• _REQUIREMENTS_: Copy the lines holding the word "this", all of them.

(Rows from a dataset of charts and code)
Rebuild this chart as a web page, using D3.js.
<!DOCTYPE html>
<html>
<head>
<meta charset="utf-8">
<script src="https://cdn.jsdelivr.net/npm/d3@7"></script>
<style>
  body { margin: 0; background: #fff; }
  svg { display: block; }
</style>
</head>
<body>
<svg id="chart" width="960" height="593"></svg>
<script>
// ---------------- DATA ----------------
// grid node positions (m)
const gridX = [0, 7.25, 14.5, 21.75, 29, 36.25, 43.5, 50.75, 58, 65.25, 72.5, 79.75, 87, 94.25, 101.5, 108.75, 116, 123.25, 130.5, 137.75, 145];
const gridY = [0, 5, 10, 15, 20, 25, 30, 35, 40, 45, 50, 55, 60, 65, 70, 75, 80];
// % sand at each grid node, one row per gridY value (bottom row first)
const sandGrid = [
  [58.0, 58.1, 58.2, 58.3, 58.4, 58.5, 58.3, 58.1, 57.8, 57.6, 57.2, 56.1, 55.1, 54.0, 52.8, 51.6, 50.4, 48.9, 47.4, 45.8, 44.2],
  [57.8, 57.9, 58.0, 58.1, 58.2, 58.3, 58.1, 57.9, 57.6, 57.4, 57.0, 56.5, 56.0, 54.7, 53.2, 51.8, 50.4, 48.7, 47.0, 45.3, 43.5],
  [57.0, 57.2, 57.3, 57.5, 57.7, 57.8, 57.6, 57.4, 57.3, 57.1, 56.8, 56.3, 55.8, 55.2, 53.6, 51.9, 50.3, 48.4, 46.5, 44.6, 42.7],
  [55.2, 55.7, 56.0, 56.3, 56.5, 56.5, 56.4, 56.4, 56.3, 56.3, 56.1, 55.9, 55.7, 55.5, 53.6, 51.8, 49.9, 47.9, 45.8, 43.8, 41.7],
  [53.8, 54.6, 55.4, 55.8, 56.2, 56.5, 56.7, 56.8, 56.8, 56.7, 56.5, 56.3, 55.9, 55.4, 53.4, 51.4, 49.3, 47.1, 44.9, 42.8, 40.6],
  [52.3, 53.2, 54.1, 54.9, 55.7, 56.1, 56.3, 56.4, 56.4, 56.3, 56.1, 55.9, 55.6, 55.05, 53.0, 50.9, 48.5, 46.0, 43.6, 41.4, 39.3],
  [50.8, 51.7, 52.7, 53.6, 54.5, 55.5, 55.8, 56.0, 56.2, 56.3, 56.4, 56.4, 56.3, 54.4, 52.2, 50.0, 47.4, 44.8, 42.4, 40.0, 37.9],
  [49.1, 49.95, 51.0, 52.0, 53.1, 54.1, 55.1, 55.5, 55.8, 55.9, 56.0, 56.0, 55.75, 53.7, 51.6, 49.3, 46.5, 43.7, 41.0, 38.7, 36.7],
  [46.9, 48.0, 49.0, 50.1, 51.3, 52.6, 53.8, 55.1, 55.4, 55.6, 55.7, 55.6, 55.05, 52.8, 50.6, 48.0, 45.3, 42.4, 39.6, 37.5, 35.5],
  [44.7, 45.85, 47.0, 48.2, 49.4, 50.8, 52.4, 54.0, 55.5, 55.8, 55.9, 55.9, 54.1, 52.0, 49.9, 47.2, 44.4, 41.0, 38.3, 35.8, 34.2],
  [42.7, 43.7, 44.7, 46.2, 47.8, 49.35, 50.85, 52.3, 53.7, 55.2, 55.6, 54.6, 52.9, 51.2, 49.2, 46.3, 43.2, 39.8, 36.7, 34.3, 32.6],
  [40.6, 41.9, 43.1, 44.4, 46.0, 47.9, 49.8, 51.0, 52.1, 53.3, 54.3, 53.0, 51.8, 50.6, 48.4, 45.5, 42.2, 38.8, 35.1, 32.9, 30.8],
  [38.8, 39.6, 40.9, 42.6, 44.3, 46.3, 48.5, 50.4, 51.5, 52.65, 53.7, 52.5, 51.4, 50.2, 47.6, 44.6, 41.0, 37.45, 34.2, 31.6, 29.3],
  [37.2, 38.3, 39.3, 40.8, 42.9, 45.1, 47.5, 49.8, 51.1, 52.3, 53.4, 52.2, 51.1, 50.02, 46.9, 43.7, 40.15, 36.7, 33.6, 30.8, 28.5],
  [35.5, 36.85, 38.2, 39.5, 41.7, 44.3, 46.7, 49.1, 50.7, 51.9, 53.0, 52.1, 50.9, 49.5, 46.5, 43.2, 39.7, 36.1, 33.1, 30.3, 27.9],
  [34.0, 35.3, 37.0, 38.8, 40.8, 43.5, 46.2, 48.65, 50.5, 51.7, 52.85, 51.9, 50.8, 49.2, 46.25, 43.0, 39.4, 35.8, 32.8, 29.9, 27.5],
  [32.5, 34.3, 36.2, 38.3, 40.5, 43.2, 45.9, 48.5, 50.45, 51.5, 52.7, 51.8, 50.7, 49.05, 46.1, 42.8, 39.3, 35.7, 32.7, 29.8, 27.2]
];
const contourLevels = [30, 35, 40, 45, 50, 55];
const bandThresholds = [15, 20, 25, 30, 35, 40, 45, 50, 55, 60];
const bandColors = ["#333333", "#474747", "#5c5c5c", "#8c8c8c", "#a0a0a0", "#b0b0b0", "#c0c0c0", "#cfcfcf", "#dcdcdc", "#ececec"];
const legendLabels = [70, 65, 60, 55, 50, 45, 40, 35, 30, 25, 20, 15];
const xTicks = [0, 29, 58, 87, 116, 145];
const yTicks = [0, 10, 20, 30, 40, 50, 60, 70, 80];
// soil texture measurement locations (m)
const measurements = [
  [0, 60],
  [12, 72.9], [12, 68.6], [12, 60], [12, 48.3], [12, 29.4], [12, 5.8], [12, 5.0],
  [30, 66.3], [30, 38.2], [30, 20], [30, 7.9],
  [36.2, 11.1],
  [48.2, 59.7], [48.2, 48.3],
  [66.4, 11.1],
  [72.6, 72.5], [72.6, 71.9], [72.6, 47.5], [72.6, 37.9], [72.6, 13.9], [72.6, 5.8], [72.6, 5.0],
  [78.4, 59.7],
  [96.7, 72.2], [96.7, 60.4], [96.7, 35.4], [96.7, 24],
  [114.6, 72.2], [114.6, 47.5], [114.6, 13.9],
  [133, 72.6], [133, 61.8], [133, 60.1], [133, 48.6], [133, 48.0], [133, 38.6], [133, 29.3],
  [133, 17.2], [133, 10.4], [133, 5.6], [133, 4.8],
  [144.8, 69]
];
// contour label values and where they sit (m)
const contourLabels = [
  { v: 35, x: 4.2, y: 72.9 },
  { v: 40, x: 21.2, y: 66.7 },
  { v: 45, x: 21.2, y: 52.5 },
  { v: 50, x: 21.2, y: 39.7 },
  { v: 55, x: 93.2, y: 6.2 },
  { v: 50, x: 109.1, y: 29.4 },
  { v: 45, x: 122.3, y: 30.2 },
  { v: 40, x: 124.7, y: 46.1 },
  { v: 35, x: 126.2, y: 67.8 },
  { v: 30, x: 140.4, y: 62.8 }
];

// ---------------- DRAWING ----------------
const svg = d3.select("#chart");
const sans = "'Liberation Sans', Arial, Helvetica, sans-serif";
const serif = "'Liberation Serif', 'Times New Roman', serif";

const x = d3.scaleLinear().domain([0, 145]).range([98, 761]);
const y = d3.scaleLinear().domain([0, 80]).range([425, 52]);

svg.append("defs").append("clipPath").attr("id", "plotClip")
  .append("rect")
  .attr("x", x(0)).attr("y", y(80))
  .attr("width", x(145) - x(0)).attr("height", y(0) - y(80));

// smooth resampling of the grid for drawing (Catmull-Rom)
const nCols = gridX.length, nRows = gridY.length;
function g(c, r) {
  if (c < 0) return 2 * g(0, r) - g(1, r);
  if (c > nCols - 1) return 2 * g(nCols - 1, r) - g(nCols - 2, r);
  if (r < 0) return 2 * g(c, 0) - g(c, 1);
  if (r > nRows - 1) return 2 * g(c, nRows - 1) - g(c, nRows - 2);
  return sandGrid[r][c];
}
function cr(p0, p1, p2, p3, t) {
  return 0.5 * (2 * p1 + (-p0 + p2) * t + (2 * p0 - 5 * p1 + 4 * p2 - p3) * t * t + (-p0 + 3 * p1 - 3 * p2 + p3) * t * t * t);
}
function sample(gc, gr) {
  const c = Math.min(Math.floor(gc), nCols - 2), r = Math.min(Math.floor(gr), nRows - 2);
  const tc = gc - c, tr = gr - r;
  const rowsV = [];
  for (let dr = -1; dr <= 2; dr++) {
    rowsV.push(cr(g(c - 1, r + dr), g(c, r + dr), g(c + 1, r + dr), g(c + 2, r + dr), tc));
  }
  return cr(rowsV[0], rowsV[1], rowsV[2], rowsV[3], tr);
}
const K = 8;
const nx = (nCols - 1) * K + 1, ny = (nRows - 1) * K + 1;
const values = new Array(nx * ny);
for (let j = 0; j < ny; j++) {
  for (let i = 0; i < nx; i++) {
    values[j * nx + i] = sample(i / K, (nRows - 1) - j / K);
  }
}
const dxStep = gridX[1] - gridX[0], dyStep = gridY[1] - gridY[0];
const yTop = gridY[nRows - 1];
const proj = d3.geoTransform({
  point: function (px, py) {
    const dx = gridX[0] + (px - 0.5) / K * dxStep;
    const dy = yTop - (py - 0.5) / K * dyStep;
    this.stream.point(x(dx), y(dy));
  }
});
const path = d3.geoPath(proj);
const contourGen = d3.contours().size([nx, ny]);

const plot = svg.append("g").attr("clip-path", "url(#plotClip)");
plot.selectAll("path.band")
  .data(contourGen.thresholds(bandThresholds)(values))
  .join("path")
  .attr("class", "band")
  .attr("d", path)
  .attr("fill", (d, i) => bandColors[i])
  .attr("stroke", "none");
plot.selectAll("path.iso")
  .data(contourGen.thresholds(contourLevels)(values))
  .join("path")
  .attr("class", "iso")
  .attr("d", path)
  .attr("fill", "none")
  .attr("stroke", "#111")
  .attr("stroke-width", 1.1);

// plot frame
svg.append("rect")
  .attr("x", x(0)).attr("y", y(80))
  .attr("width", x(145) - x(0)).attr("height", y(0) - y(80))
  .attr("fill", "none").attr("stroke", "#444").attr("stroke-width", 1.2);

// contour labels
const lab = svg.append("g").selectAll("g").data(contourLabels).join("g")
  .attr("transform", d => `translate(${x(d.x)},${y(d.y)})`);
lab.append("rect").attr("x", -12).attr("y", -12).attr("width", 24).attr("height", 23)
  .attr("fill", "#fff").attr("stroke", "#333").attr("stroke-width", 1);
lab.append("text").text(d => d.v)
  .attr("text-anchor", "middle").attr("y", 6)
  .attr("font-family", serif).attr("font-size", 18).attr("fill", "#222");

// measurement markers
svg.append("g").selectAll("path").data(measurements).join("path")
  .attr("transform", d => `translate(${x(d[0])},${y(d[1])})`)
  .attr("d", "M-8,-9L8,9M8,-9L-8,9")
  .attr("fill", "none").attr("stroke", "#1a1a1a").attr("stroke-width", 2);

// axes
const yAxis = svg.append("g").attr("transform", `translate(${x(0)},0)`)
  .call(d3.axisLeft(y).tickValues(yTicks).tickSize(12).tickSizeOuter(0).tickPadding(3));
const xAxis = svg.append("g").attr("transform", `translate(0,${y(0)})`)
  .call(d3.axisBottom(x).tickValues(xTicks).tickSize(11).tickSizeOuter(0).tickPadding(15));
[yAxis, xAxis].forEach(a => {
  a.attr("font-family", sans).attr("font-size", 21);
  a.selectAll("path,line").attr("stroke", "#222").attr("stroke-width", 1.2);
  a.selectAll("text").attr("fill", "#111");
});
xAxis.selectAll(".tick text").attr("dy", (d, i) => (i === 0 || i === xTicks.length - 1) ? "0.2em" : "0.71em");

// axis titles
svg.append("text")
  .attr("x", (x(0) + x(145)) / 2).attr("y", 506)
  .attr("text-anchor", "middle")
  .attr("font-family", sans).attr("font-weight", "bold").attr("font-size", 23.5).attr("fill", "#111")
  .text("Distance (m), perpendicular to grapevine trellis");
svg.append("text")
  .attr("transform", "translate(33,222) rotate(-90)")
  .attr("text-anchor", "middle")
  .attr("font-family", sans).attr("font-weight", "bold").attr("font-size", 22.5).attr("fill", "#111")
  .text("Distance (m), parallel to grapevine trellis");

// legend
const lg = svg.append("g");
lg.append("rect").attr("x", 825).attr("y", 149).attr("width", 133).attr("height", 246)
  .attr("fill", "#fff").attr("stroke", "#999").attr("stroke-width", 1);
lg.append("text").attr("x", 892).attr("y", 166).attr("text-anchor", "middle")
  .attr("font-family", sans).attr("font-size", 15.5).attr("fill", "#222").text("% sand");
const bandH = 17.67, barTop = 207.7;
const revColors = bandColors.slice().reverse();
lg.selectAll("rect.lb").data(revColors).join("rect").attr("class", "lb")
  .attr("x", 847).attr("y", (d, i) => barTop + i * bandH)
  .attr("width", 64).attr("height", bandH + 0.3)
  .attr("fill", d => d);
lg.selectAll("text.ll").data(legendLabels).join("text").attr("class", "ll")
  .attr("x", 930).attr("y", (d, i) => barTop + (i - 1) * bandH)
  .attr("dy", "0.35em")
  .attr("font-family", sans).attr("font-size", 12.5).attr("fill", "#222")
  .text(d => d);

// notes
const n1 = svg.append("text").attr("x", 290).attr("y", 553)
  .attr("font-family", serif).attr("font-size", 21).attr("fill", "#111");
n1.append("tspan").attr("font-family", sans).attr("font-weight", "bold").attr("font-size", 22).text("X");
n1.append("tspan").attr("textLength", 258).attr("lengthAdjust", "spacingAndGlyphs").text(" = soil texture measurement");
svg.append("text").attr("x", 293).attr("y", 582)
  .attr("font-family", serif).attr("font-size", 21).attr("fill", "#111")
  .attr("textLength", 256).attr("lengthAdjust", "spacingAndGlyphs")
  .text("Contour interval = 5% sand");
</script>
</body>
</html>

...

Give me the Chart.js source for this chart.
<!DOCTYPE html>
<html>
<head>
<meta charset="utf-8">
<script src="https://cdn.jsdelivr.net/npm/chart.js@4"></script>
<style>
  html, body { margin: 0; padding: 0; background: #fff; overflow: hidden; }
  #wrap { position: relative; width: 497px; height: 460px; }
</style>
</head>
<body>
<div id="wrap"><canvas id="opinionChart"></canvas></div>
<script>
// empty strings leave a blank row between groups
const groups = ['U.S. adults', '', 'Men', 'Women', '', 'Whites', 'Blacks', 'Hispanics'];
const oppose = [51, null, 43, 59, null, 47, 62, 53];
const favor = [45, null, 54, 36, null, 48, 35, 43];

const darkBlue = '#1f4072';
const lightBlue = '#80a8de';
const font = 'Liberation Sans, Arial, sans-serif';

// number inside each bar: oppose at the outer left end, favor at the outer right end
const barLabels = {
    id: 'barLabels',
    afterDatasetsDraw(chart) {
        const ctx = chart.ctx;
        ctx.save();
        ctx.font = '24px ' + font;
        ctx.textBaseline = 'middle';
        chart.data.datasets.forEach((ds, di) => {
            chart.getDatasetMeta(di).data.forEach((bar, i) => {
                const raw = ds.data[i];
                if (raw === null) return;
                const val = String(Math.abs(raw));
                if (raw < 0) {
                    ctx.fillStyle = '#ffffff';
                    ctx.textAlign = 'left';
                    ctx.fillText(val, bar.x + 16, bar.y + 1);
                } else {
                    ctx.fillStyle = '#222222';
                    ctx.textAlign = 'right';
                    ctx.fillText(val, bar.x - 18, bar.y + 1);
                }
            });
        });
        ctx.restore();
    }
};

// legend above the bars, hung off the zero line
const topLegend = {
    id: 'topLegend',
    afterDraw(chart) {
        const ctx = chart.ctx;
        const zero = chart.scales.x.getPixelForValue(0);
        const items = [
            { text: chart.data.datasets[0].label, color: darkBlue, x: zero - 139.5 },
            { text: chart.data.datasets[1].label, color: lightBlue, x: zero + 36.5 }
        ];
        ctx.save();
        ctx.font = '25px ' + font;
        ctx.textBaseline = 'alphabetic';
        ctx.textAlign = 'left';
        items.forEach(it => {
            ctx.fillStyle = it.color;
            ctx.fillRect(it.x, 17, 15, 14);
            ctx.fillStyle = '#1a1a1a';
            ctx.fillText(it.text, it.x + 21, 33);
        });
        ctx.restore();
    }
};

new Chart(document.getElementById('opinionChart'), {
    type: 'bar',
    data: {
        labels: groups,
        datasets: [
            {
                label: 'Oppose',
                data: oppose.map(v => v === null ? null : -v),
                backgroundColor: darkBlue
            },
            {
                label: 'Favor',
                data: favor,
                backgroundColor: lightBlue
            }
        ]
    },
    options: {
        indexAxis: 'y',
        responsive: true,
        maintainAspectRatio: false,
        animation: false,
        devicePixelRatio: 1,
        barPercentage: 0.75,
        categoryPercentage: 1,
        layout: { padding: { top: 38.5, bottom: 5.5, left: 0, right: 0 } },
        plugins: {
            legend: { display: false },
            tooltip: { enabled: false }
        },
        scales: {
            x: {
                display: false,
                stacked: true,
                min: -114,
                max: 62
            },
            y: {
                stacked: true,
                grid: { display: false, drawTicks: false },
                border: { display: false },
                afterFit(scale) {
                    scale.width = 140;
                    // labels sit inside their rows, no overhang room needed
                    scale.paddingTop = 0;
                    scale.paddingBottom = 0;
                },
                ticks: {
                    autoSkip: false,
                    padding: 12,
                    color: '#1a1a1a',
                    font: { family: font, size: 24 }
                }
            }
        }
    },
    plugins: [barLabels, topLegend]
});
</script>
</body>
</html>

• _WRITTEN SOLUTION_:
Rebuild this chart as a web page, using D3.js.
    this.stream.point(x(dx), y(dy));
Give me the Chart.js source for this chart.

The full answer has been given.